法曹養成制度改革顧問会議第2回議事録~その2

法曹養成制度改革顧問会議第2回議事録には、興味深いデータが出ている。

残念ながらそのデータの公開はされていないのだが、最高裁、法務省刑事局、日弁連から、現在の司法修習に関するアンケート結果が出ており、それぞれが内容を報告しているのだ。

まず、裁判修習を担当する最高裁からは次のような報告が出ている。

・各庁に対して、分野別実務修習の開始時において、修習生に修習を円滑に行う上で支障となるほど不足している知識・能力はあるか、あるとすれば、それはどのようなものかということを尋ねております。これによりますと、そこまでの不足はないと指摘をしているところが多いわけではございますけれども、しかし、項目によっては、一部の修習生にそうした不足があるといった回答が多いものも見受けられるところ

・裁判教官からは、4回に分けて行われる分野別実務修習のうち、第1クール、あるいは第2クールで教官が行う導入起案の段階では、クラス70人のうち3~4名程度は基本的知識におぼつかない者がいるといった実感も聞かれました

(坂野のコメント)

→単なる知識・能力不足ではありません。司法修習を円滑に行うことができないほどの重度の知識不足、能力不足の問題です。司法修習は最高裁の管轄ですから、修習がうまく機能していないと自ら言い出すことは、極めて困難な立場に最高裁はあるはずですが、それでも問題点を認めざるを得ない面があるということでしょう。

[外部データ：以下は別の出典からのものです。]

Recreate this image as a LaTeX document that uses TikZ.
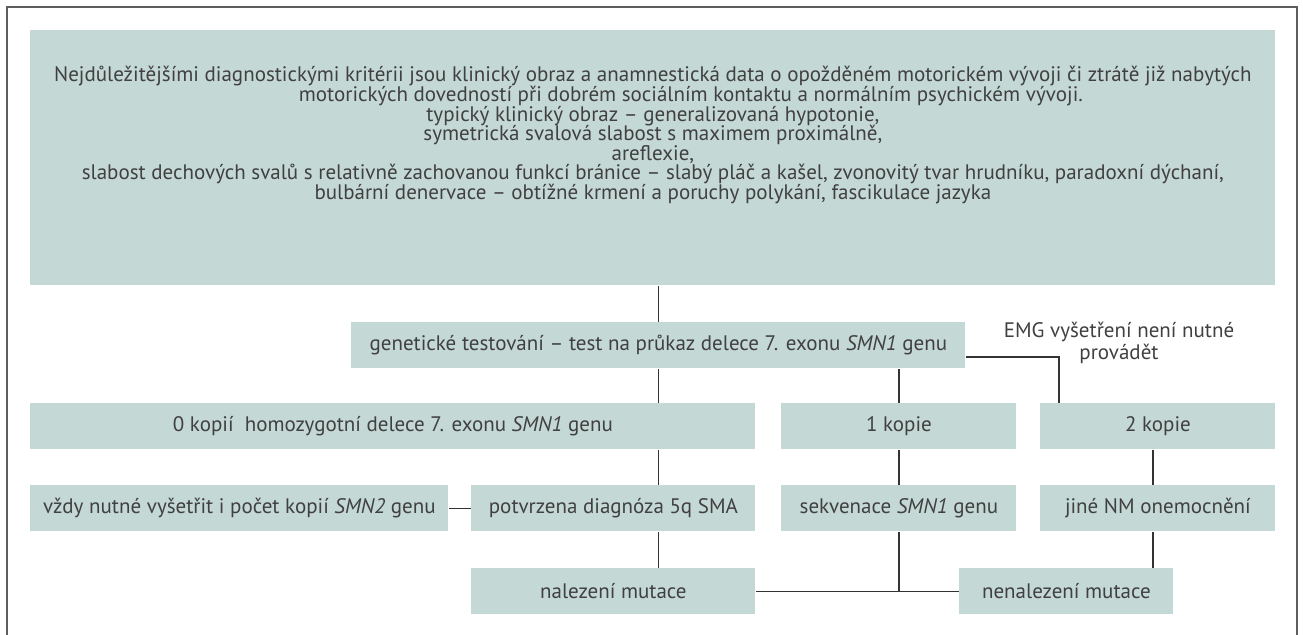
\documentclass[tikz,border=0pt]{standalone}
\usepackage{fontspec}
\setmainfont{PT Sans}
\usepackage{tikz}
\definecolor{dxFill}{HTML}{C4D8D5}
\definecolor{dxInk}{HTML}{404040}
\definecolor{dxLine}{HTML}{333333}
\definecolor{dxFrame}{HTML}{5E5E5E}
\tikzset{
  dx diagram/.style={font=\fontsize{10.5}{9.8}\selectfont, text=dxInk},
  dx box/.style={fill=dxFill, draw=none, inner sep=0pt, anchor=north west,
    minimum height=23pt, align=center},
  dx link/.style={draw=dxLine, line width=0.75pt},
  dx note/.style={align=center, inner sep=0pt},
  dx frame/.style={draw=dxFrame, line width=1pt}
}
\begin{document}
\begin{tikzpicture}[dx diagram, x=0.5pt, y=-0.5pt]
\useasboundingbox (0,0) rectangle (1303,635);
\draw[dx frame] (7,635) -- (7,7) -- (1297,7) -- (1297,635);
% criteria
\node[dx box, minimum width=622.5pt, minimum height=127.5pt] (crit) at (30,30)
 {\parbox[c][127.5pt][t]{622.5pt}{\centering\lineskiplimit=-10pt\vspace*{18pt}%
  Nejdůležitějšími diagnostickými kritérii jsou klinický obraz a anamnestická data o opožděném motorickém vývoji či ztrátě již nabytých\\
  \hspace*{38pt}motorických dovedností při dobrém sociálním kontaktu a normálním psychickém vývoji.\\
  typický klinický obraz – generalizovaná hypotonie,\\
  symetrická svalová slabost s maximem proximálně,\\
  areflexie,\\
  slabost dechových svalů s relativně zachovanou funkcí bránice – slabý pláč a kašel, zvonovitý tvar hrudníku, paradoxní dýchaní,\\
  bulbární denervace – obtížné krmení a poruchy polykání, fascikulace jazyka}};
% testing
\node[dx box, minimum width=307pt] (gen) at (351,322)
 {genetické testování – test na průkaz delece 7. exonu \textit{SMN1} genu};
\node[dx note] (emg) at (1119,343) {\lineskiplimit=-10pt EMG vyšetření není nutné\\provádět};
% copies
\node[dx box, minimum width=362.5pt] (zero) at (30,403)
 {0 kopií\ \ homozygotní delece 7. exonu \textit{SMN1} genu};
\node[dx box, minimum width=117.5pt] (one) at (781,403) {1 kopie};
\node[dx box, minimum width=117.5pt] (two) at (1040,403) {2 kopie};
% results
\node[dx box, minimum width=209pt] (always) at (30,485)
 {vždy nutné vyšetřit i počet kopií \textit{SMN2} genu};
\node[dx box, minimum width=142pt] (confirmed) at (471,485) {potvrzena diagnóza 5q SMA};
\node[dx box, minimum width=117.5pt] (sequencing) at (781,485) {sekvenace \textit{SMN1} genu};
\node[dx box, minimum width=117.5pt] (other) at (1040,485) {jiné NM onemocnění};
\node[dx box, minimum width=142pt] (found) at (471,568) {nalezení mutace};
\node[dx box, minimum width=107pt] (notfound) at (959,568) {nenalezení mutace};
% connectors
\coordinate (emg turn) at (1059,357);
\draw[dx link] (crit.south -| gen.north) -- (gen.north);
\draw[dx link] (gen.south) -- (gen.south |- zero.north);
\draw[dx link] (zero.south -| gen) -- (confirmed.north -| gen);
\draw[dx link] (confirmed.south -| gen) -- (found.north -| gen);
\draw[dx link] (gen.south -| one) -- (one.north);
\draw[dx link] (gen.east |- emg turn) -- (emg turn) -- (emg turn |- two.north);
\draw[dx link] (one.south) -- (sequencing.north);
\draw[dx link] ([xshift=-2.5pt]two.south) -- ([xshift=-2.5pt]other.north);
\draw[dx link] (always.east) -- (confirmed.west);
\draw[dx link] (sequencing.south) -- (sequencing.south |- found.east);
\draw[dx link] (found.east) -- (notfound.west);
\draw[dx link] ([xshift=-2.5pt]other.south) -- ([xshift=-2.5pt]other.south |- notfound.north);
\end{tikzpicture}
\end{document}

・修習終了時点において、修習生に対して、その時点において必要な知識・能力を修得させられたかという質問がございます。これは、3ページ目と7ページ目の一番下の黒ポツでございます。ここでは、

大体7割ないし8割程度の庁が、この能力を修得させられたという形で回答しております。

(坂野のコメント)

→肯定面からいえば、7~8割の裁判所が、司法修習生に必要な能力を身に付けることが出来たということですが、裏を返せば、2~3割の裁判所は司法修習生に必要な能力を身に付けさせることができずに裁判修習を終了させている場合があることになります。

・刑事裁判でございますけれども、ここのグラフを御覧になっていただければと思います。刑事裁判修習においては、起案件数の少ない者がいることも否定できないところでございます。

・分野別実務修習の実を上げるためには、修習生が実務修習に円滑に入ることができるように指導する必要があり、従前から修習開始前後に導入的教育、例えば、事前課題を検討させたり、開始後の導入起案と公表、あるいはDVDでの教材の視聴などによって、法科大学院で学んだ教育と司法修習における実地の修習との架橋を図っていたところではあるわけでございます。

(坂野のコメント)

→実務と理論の架橋は、法科大学院で行われているものと思っていましたが、ここでは、法科大学院教育と司法修習を架橋しなければならない実態が明らかになっているようです。法科大学院と連携すると言ったって、法科大学院が5~6校ならいざ知らず、乱立しすぎで教育レベルもバラバラな法科大学院と、連携することは事実上不可能でしょう。

・裁判実務修習開始時に実務修習を円滑に行う上で著しく不足している知識・能力の有無や程度を尋ねた質問において、民事裁判でいえば、民事実体法の知識、要件事実の考え方、事実認定の基礎的知識・理解、あるいは刑事裁判では、刑事訴訟手続の基本的知識、事実認定の基礎的知識・理解などのように、一部の修習生に不足があるといった回答が比較的多かった項目も見られるところでございます。

(坂野のコメント)

→「民事裁判でいえば、民事実体法の知識、要件事実の考え方、事実認定の基礎的知識・理解、あるいは刑事裁判では、刑事訴訟手続の基本的知識、事実認定の基礎的知識・理解など」とありますが、要するに民事裁判、刑事裁判に関する全ての面における基礎的な知識・能力に問題が生じつつあるということのようです。